The point I'll be trying to make in the coming posts in this thread is that, even after the big scare we had in 2008, no one is even seriously questioning the wisdom of continuing to blindly follow capitalist models still.  No one dares to suggest just how revolutionary an economic change would have to occur in order to save the democratic form of free enterprise as a new (and yet-unrealized) ideal.  Yet, I believe it can be done.  If the markets are ruled by psychology it is time to psych them out.

I theorize that if we were to relax, appreciate what we already have as comfort as being good enough - knowing when to say when to what I call "accumulation syndrome," and deeply question WHY it is that we are doing what we are doing, and what do we REALLY want to be doing. 

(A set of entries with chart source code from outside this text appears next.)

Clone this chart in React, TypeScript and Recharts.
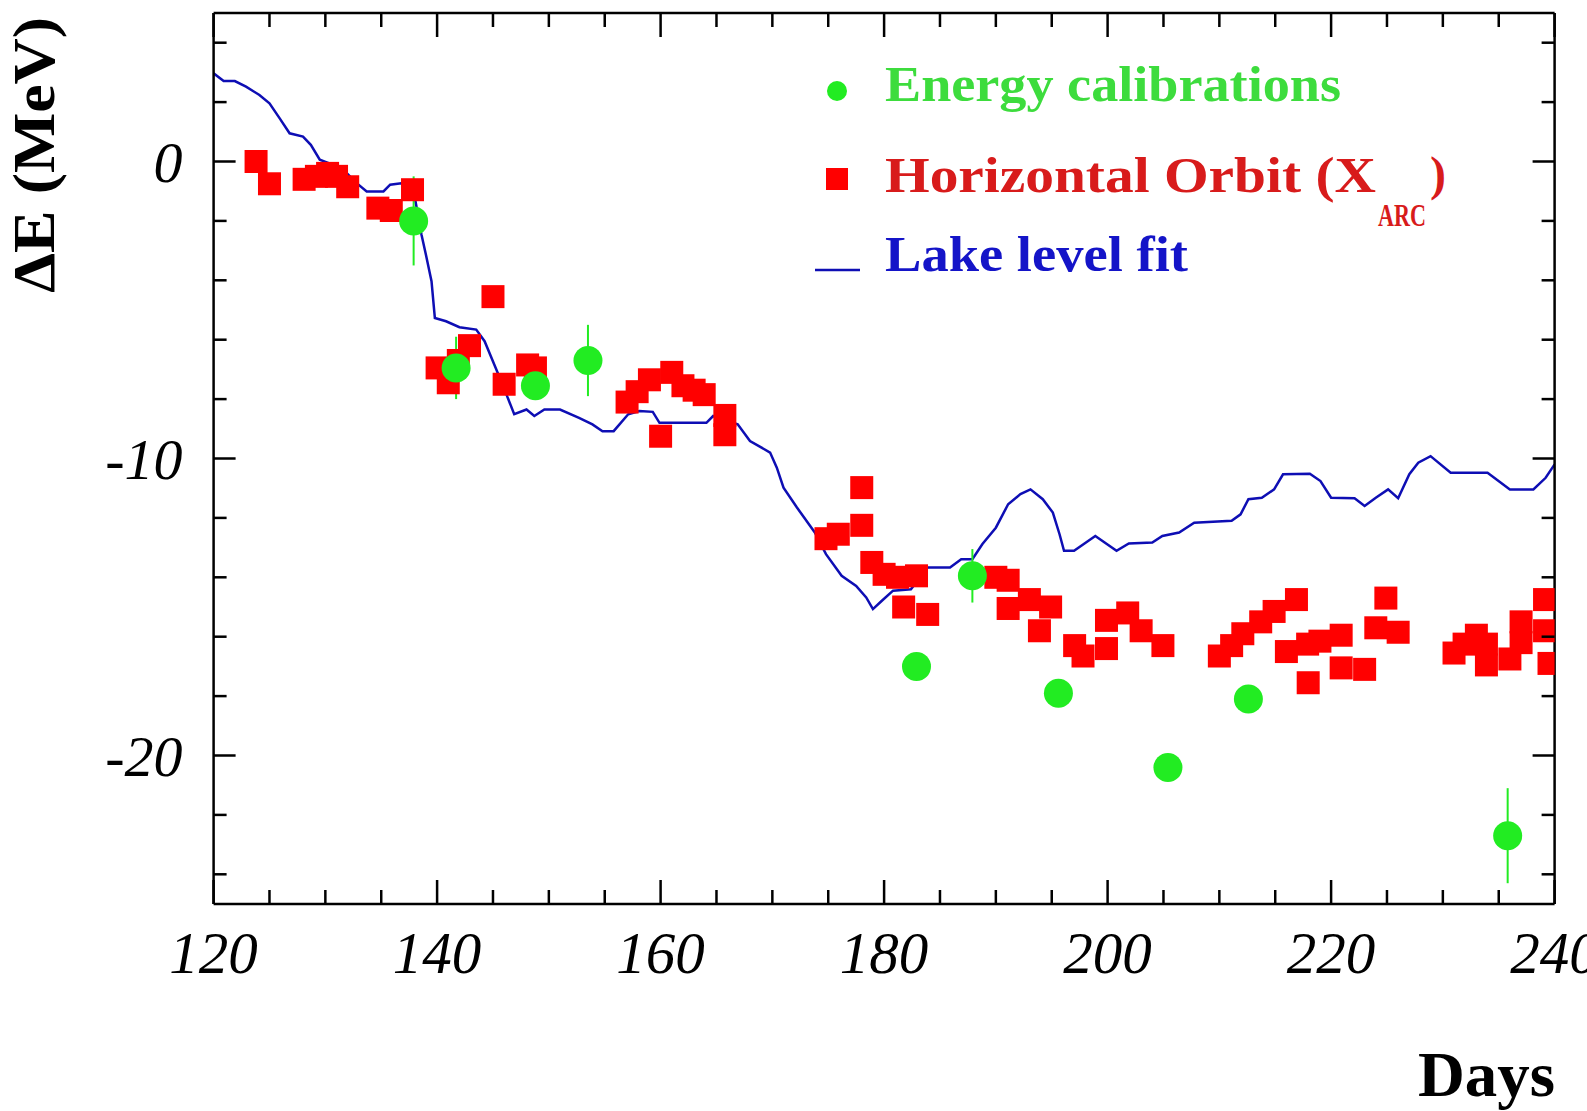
import React from "react";
import {
    ComposedChart,
    Line,
    Scatter,
    ErrorBar,
    XAxis,
    YAxis,
} from "recharts";

// energy calibrations (green dots with errors)
const CALIB_DAY = [137.9, 141.7, 148.8, 153.5, 182.9, 187.9, 195.6, 205.4, 212.6, 235.8];
const CALIB_DE = [-2.0, -6.95, -7.55, -6.7, -17.0, -13.95, -17.9, -20.4, -18.1, -22.7];
const CALIB_ERR = [1.5, 1.05, 0.45, 1.2, 0, 0.9, 0, 0, 0, 1.6];

// horizontal orbit (red squares)
const ORBIT_DAY = [
    123.8, 125.0, 128.1, 129.2, 130.2, 131.0, 132.0, 134.7, 135.9, 137.8,
    140.0, 141.0, 141.9, 142.9, 145.0, 146.0, 148.1, 148.8,
    157.0, 157.9, 159.0, 160.0, 161.0, 162.0, 163.0, 163.9, 165.75, 165.75,
    174.8, 175.9, 178.0, 178.0, 178.9, 180.0, 181.2, 181.75, 182.9, 183.9,
    190.0, 191.1, 191.1, 193.0, 193.9, 194.9, 197.05, 197.8, 199.9, 199.9,
    201.8, 203.0, 204.95, 210.0, 211.1, 212.1, 213.7, 214.9, 216.0, 216.9,
    217.9, 217.95, 219.0, 220.9, 220.9, 223.0, 224.0, 224.9, 226.0,
    231.0, 231.9, 233.0, 233.9, 233.9, 236.0, 237.0, 237.0, 239.1, 239.1, 239.5,
];
const ORBIT_DE = [
    0.0, -0.75, -0.6, -0.5, -0.4, -0.5, -0.85, -1.57, -1.65, -0.95,
    -6.95, -7.45, -6.7, -6.2, -4.55, -7.5, -6.85, -6.95,
    -8.1, -7.75, -7.35, -9.25, -7.1, -7.55, -7.7, -7.85, -8.55, -9.2,
    -12.7, -12.55, -10.98, -12.25, -13.5, -13.9, -14.0, -15.0, -13.95, -15.25,
    -14.0, -14.1, -15.05, -14.75, -15.8, -15.0, -16.3, -16.65, -16.4, -15.45,
    -15.2, -15.8, -16.3, -16.65, -16.3, -15.9, -15.5, -15.15, -16.5, -14.75,
    -16.25, -17.55, -16.15, -15.95, -17.05, -17.1, -15.7, -14.7, -15.85,
    -16.55, -16.25, -15.95, -16.25, -16.95, -16.75, -15.5, -16.2, -14.75, -15.8, -16.9,
];

// lake level fit (blue line)
const LAKE_DAY = [
    120.0, 120.9, 121.9, 122.9, 124.1, 125.0, 125.9, 126.8, 128.0, 128.7,
    129.5, 130.7, 131.9, 132.8, 133.7, 135.2, 135.8, 136.8, 137.8, 138.6,
    139.0, 139.5, 139.8, 140.8, 142.0, 143.5, 144.25, 145.3, 146.2, 146.9,
    148.0, 148.7, 149.6, 151.0, 152.7, 153.9, 154.8, 155.8, 157.1, 158.1,
    159.3, 159.9, 164.1, 164.7, 166.9, 168.0, 169.8, 170.4, 171.0, 172.2,
    173.8, 174.8, 176.2, 177.5, 178.4, 179.0, 179.8, 180.8, 182.4, 183.9,
    185.9, 186.9, 187.9, 188.8, 190.0, 191.1, 192.2, 193.1, 194.2, 195.1,
    195.7, 196.1, 197.0, 198.9, 200.8, 201.9, 204.0, 204.9, 206.4, 207.75,
    211.1, 211.9, 212.6, 213.8, 214.9, 215.7, 218.1, 219.05, 220.0, 222.1,
    223.0, 224.0, 225.1, 226.0, 227.0, 227.8, 228.9, 230.7, 234.0, 236.0,
    238.1, 239.2, 240.0,
];
const LAKE_DE = [
    2.97, 2.71, 2.71, 2.52, 2.24, 1.96, 1.46, 0.95, 0.84, 0.56,
    0.06, -0.11, -0.39, -0.73, -1.01, -1.01, -0.78, -0.73, -0.78, -2.46,
    -3.14, -4.03, -5.27, -5.38, -5.58, -5.66, -6.05, -7.0, -7.84, -8.51,
    -8.35, -8.57, -8.35, -8.35, -8.63, -8.85, -9.08, -9.08, -8.51, -8.4,
    -8.43, -8.8, -8.8, -8.57, -8.85, -9.41, -9.8, -10.31, -10.98, -11.65,
    -12.49, -13.22, -13.95, -14.29, -14.68, -15.07, -14.79, -14.45, -14.4, -13.67,
    -13.67, -13.39, -13.39, -12.88, -12.33, -11.54, -11.2, -11.04, -11.37, -11.82,
    -12.55, -13.11, -13.11, -12.61, -13.11, -12.86, -12.83, -12.61, -12.49, -12.16,
    -12.1, -11.88, -11.37, -11.32, -11.04, -10.53, -10.51, -10.76, -11.32, -11.34,
    -11.6, -11.32, -11.04, -11.34, -10.53, -10.14, -9.92, -10.48, -10.48, -11.04,
    -11.04, -10.65, -10.2,
];

const X_TICKS = [
    120, 125, 130, 135, 140, 145, 150, 155, 160, 165, 170, 175, 180,
    185, 190, 195, 200, 205, 210, 215, 220, 225, 230, 235, 240,
];
const Y_TICKS = [-24, -22, -20, -18, -16, -14, -12, -10, -8, -6, -4, -2, 0, 2, 4];

const calib = CALIB_DAY.map((d, i) => ({ day: d, e: CALIB_DE[i], err: CALIB_ERR[i] }));
const orbit = ORBIT_DAY.map((d, i) => ({ day: d, e: ORBIT_DE[i] }));
const lake = LAKE_DAY.map((d, i) => ({ day: d, e: LAKE_DE[i] }));

const SERIF = "'Liberation Serif', 'DejaVu Serif', serif";
const GREEN = "#22ec22";
const RED = "#ff0000";
const BLUE = "#0e0eb4";

function XTick(props: any) {
    const { x, y, payload, side } = props;
    const v = payload.value;
    const major = v % 20 === 0;
    const len = major ? 24 : 14;
    const dir = side === "bottom" ? -1 : 1;
    return (
        <g>
            <line x1={x} y1={y} x2={x} y2={y + dir * len} stroke="#000" strokeWidth={2.5} />
            {side === "bottom" && major && (
                <text
                    x={x}
                    y={y + 69}
                    textAnchor="middle"
                    fontFamily={SERIF}
                    fontStyle="italic"
                    fontSize={59}
                    fill="#000"
                >
                    {v}
                </text>
            )}
        </g>
    );
}

function YTick(props: any) {
    const { x, y, payload, side } = props;
    const v = payload.value;
    const major = v % 10 === 0;
    const len = major ? 22 : 13;
    const dir = side === "left" ? 1 : -1;
    return (
        <g>
            <line x1={x} y1={y} x2={x + dir * len} y2={y} stroke="#000" strokeWidth={2.5} />
            {side === "left" && major && (
                <text
                    x={x - 31}
                    y={y + 20}
                    textAnchor="end"
                    fontFamily={SERIF}
                    fontStyle="italic"
                    fontSize={58}
                    fill="#000"
                >
                    {v}
                </text>
            )}
        </g>
    );
}

const axisLine = { stroke: "#000", strokeWidth: 2.5 };

export default function App() {
    return (
        <div
            style={{
                position: "absolute",
                left: 0,
                top: 0,
                width: 1587,
                height: 1111,
                overflow: "hidden",
                background: "#fff",
            }}
        >
            <ComposedChart
                width={1587}
                height={1111}
                margin={{ top: 12, right: 31.4, bottom: 0, left: 0 }}
            >
                <XAxis
                    xAxisId="b"
                    type="number"
                    dataKey="day"
                    domain={[120, 240]}
                    ticks={X_TICKS}
                    interval={0}
                    allowDataOverflow
                    height={207}
                    tickSize={0}
                    tickMargin={0}
                    tickLine={false}
                    axisLine={axisLine}
                    tick={(p: any) => <XTick {...p} side="bottom" />}
                />
                <XAxis
                    xAxisId="t"
                    orientation="top"
                    type="number"
                    dataKey="day"
                    domain={[120, 240]}
                    ticks={X_TICKS}
                    interval={0}
                    allowDataOverflow
                    height={1}
                    tickSize={0}
                    tickMargin={0}
                    tickLine={false}
                    axisLine={axisLine}
                    tick={(p: any) => <XTick {...p} side="top" />}
                />
                <YAxis
                    yAxisId="l"
                    type="number"
                    domain={[-25, 5]}
                    ticks={Y_TICKS}
                    interval={0}
                    allowDataOverflow
                    width={213.6}
                    tickSize={0}
                    tickMargin={0}
                    tickLine={false}
                    axisLine={axisLine}
                    tick={(p: any) => <YTick {...p} side="left" />}
                />
                <YAxis
                    yAxisId="r"
                    orientation="right"
                    type="number"
                    domain={[-25, 5]}
                    ticks={Y_TICKS}
                    interval={0}
                    allowDataOverflow
                    width={1}
                    tickSize={0}
                    tickMargin={0}
                    tickLine={false}
                    axisLine={axisLine}
                    tick={(p: any) => <YTick {...p} side="right" />}
                />

                {/* invisible twin so the top / right frame axes are drawn */}
                <Line
                    xAxisId="t"
                    yAxisId="r"
                    data={lake}
                    dataKey="e"
                    stroke="none"
                    dot={false}
                    activeDot={false}
                    isAnimationActive={false}
                />

                <Line
                    xAxisId="b"
                    yAxisId="l"
                    data={lake}
                    dataKey="e"
                    type="linear"
                    stroke={BLUE}
                    strokeWidth={2.5}
                    dot={false}
                    activeDot={false}
                    isAnimationActive={false}
                />

                <Scatter
                    xAxisId="b"
                    yAxisId="l"
                    data={orbit}
                    dataKey="e"
                    isAnimationActive={false}
                    shape={(p: any) => (
                        <rect x={p.cx - 11.5} y={p.cy - 11.5} width={23} height={23} fill={RED} />
                    )}
                />

                <Scatter
                    xAxisId="b"
                    yAxisId="l"
                    data={calib}
                    dataKey="e"
                    isAnimationActive={false}
                    shape={(p: any) => <circle cx={p.cx} cy={p.cy} r={14.5} fill={GREEN} />}
                >
                    <ErrorBar
                        dataKey="err"
                        direction="y"
                        width={0}
                        stroke={GREEN}
                        strokeWidth={2}
                        isAnimationActive={false}
                    />
                </Scatter>
            </ComposedChart>

            <svg
                width={1587}
                height={1111}
                style={{ position: "absolute", left: 0, top: 0, pointerEvents: "none" }}
            >
                <text
                    transform="translate(54,155) rotate(-90)"
                    textAnchor="middle"
                    fontFamily={SERIF}
                    fontWeight="bold"
                    fontSize={60}
                    textLength={276}
                    lengthAdjust="spacingAndGlyphs"
                    fill="#000"
                >
                    ΔE (MeV)
                </text>
                <text
                    x={1418}
                    y={1096}
                    fontFamily={SERIF}
                    fontWeight="bold"
                    fontSize={64}
                    textLength={137}
                    lengthAdjust="spacingAndGlyphs"
                    fill="#000"
                >
                    Days
                </text>

                {/* legend */}
                <circle cx={837} cy={91} r={10} fill={GREEN} />
                <text
                    x={885}
                    y={101}
                    fontFamily={SERIF}
                    fontWeight="bold"
                    fontSize={50}
                    textLength={456}
                    lengthAdjust="spacingAndGlyphs"
                    fill="#3ddc3d"
                >
                    Energy calibrations
                </text>

                <rect x={826} y={168} width={22} height={22} fill={RED} />
                <text
                    x={885}
                    y={192}
                    fontFamily={SERIF}
                    fontWeight="bold"
                    fontSize={50}
                    textLength={491}
                    lengthAdjust="spacingAndGlyphs"
                    fill="#d81b1b"
                >
                    Horizontal Orbit (X
                </text>
                <text
                    x={1378}
                    y={226}
                    fontFamily={SERIF}
                    fontWeight="bold"
                    fontSize={32}
                    textLength={48}
                    lengthAdjust="spacingAndGlyphs"
                    fill="#d81b1b"
                >
                    ARC
                </text>
                <text
                    x={1430}
                    y={190}
                    fontFamily={SERIF}
                    fontWeight="bold"
                    fontSize={48}
                    fill="#d81b1b"
                >
                    )
                </text>

                <line x1={815} y1={270} x2={860} y2={270} stroke={BLUE} strokeWidth={2.5} />
                <text
                    x={885}
                    y={271}
                    fontFamily={SERIF}
                    fontWeight="bold"
                    fontSize={50}
                    textLength={303}
                    lengthAdjust="spacingAndGlyphs"
                    fill="#1414c8"
                >
                    Lake level fit
                </text>
            </svg>
        </div>
    );
}
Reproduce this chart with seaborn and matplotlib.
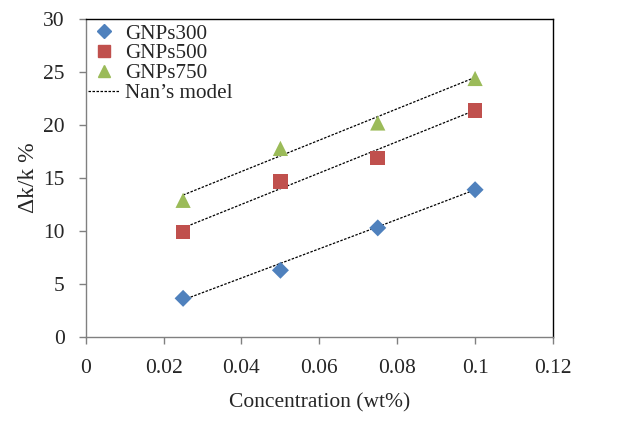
import matplotlib
matplotlib.use("Agg")
import matplotlib.pyplot as plt
import seaborn as sns
import pandas as pd
from matplotlib.lines import Line2D

concentration = [0.025, 0.05, 0.075, 0.1]
gnps300 = [3.65, 6.3, 10.3, 13.9]
gnps500 = [9.9, 14.7, 16.9, 21.4]
gnps750 = [12.9, 17.8, 20.2, 24.4]
model300 = [3.5, 6.95, 10.4, 13.9]
model500 = [10.3, 14.0, 17.7, 21.4]
model750 = [13.4, 17.1, 20.8, 24.5]
series_names = ["GNPs300", "GNPs500", "GNPs750"]
model_label = "Nan\u2019s model"
x_ticks = [0, 0.02, 0.04, 0.06, 0.08, 0.1, 0.12]
x_tick_labels = ["0", "0.02", "0.04", "0.06", "0.08", "0.1", "0.12"]
y_ticks = [0, 5, 10, 15, 20, 25, 30]

sns.set_style("white")
plt.rcParams["font.family"] = ["Liberation Serif", "DejaVu Serif"]

df = pd.DataFrame({
    "x": concentration * 3,
    "y": gnps300 + gnps500 + gnps750,
    "series": sum([[s] * 4 for s in series_names], []),
})
dm = pd.DataFrame({
    "x": concentration * 3,
    "y": model300 + model500 + model750,
    "series": sum([[s] * 4 for s in series_names], []),
})

colors = {"GNPs300": "#4F81BD", "GNPs500": "#C0504D", "GNPs750": "#9BBB59"}
markers = {"GNPs300": "D", "GNPs500": "s", "GNPs750": "^"}
sizes = {"GNPs300": 75, "GNPs500": 110, "GNPs750": 120}

fig = plt.figure(figsize=(6.4, 4.25), dpi=100)
ax = fig.add_axes([0.134, 0.207, 0.73, 0.748])

for s in series_names:
    sns.lineplot(data=dm[dm.series == s], x="x", y="y", ax=ax, color="black",
                 linestyle=(0, (2, 1.2)), linewidth=0.9, legend=False)
for s in series_names:
    sns.scatterplot(data=df[df.series == s], x="x", y="y", ax=ax,
                    color=colors[s], marker=markers[s], s=sizes[s],
                    edgecolor="none", legend=False, zorder=3)

ax.set_xlim(0, 0.12)
ax.set_ylim(0, 30)
ax.set_xticks(x_ticks)
ax.set_xticklabels(x_tick_labels)
ax.set_yticks(y_ticks)
ax.tick_params(axis="both", direction="out", length=5, width=1, color="#808080",
               labelsize=15.5, left=True, bottom=True)
ax.tick_params(axis="y", pad=10)
ax.tick_params(axis="x", pad=11)
ax.set_xlabel("Concentration (wt%)", fontsize=15.5, labelpad=11)
ax.set_ylabel("\u0394k/k %", fontsize=17, labelpad=3)

for side in ["top", "right"]:
    ax.spines[side].set_color("black")
    ax.spines[side].set_linewidth(1.0)
for side in ["left", "bottom"]:
    ax.spines[side].set_color("#808080")
    ax.spines[side].set_linewidth(1.0)

handles = [
    Line2D([], [], linestyle="none", marker="D", color=colors["GNPs300"], markersize=7),
    Line2D([], [], linestyle="none", marker="s", color=colors["GNPs500"], markersize=8),
    Line2D([], [], linestyle="none", marker="^", color=colors["GNPs750"], markersize=9),
    Line2D([], [], color="black", linestyle=(0, (2, 1.2)), linewidth=0.9),
]
ax.legend(handles, series_names + [model_label], loc="upper left",
          bbox_to_anchor=(-0.008, 1.005), frameon=False, fontsize=15.2,
          handlelength=1.5, handletextpad=0.25, labelspacing=0.0,
          borderaxespad=0.1, borderpad=0.2)

fig.savefig("out.png", dpi=100)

The world - even with its seven billion people - produces plenty of food to feed itself, can store enough water to quench itself, can produce energy from natural, safe and renewable sources to power itself, can focus life-saving emergency missions to the sites of any natural disaster that might strike.  Big business, militarists and capitalist materialists don't care about these beneficial things yet, but they will be forced to.  Either the world-civilization will no longer accept preventable environmental destruction, poverty, hunger, violence and pain from the oppressors who literally capitalize on these things, or it is going to be a very, very dark, hot and miserable future for everyone.

The garden party is over.  It is time to start tending the garden again.